Earl Scheib Studies Sale Prospects
Sherman Oaks-based Earl Scheib Inc., the nation’s largest company-owned chain of auto paint and body shops, said Tuesday that it has hired an investment banking firm to consider a possible sale.
The firm, which was founded in 1937 and grew up with America’s postwar car culture before struggling financially in recent years, hired Ryan Beck & Co.
“The board will consider any and all proposals and determine what is in the best interests of shareholders,” said spokesman David Sunkin. “The marketing process will begin immediately, and the market itself will determine the timing.”

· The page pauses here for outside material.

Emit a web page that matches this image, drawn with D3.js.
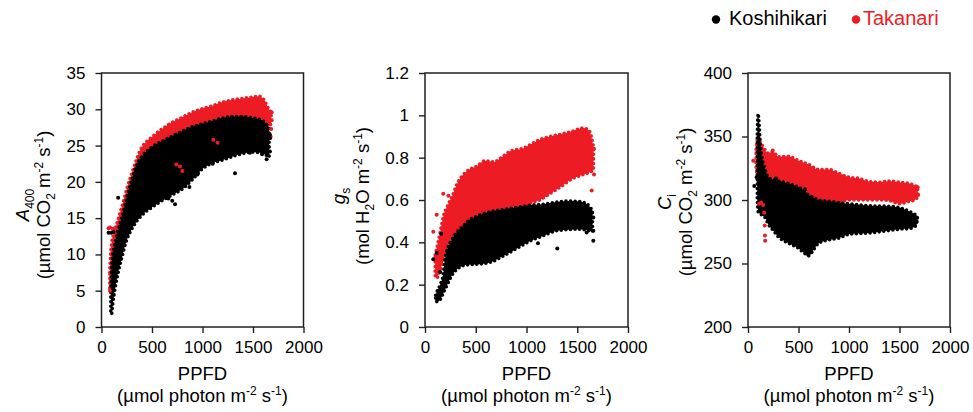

Since the death in 1992 of its namesake founder, who helped build the company’s brand name by pitching its low-cost paint jobs in late-night TV ads, the stock has languished in the single digits.
The company’s thinly traded shares, which rose 3 cents Monday to $1.83 on the American Stock Exchange, peaked at about $19 in 1987. Scheib’s stock market value is $8 million.
Longtime shareholder Andrew Shapiro, whose San Francisco-based Lawndale Capital Management owns 12.3% of the company’s shares, said he was pleased with Tuesday’s announcement, which came after the stock market had closed.
“The board has come to understand what I have felt for a long time -- that the status quo is not acceptable,” said Shapiro, the third-largest shareholder after Mario Gabelli’s Gamco Investors Inc. and the Scheib estate.
The costs of being a publicly traded company have risen sharply in the last year or so, Shapiro said, “and they are not insignificant when compared with a market capitalization which we feel is grossly undervalued at $8 million.”
In the wake of recent corporate scandals, higher costs for accounting, auditing and other services have hit many smaller public companies. Insurance costs have also soared.
The company, which operates 124 shops nationwide, including more than 50 in California, is nearing the end of a restructuring plan, which makes this an “ideal time” to explore a sale, merger or other transaction, Sunkin said.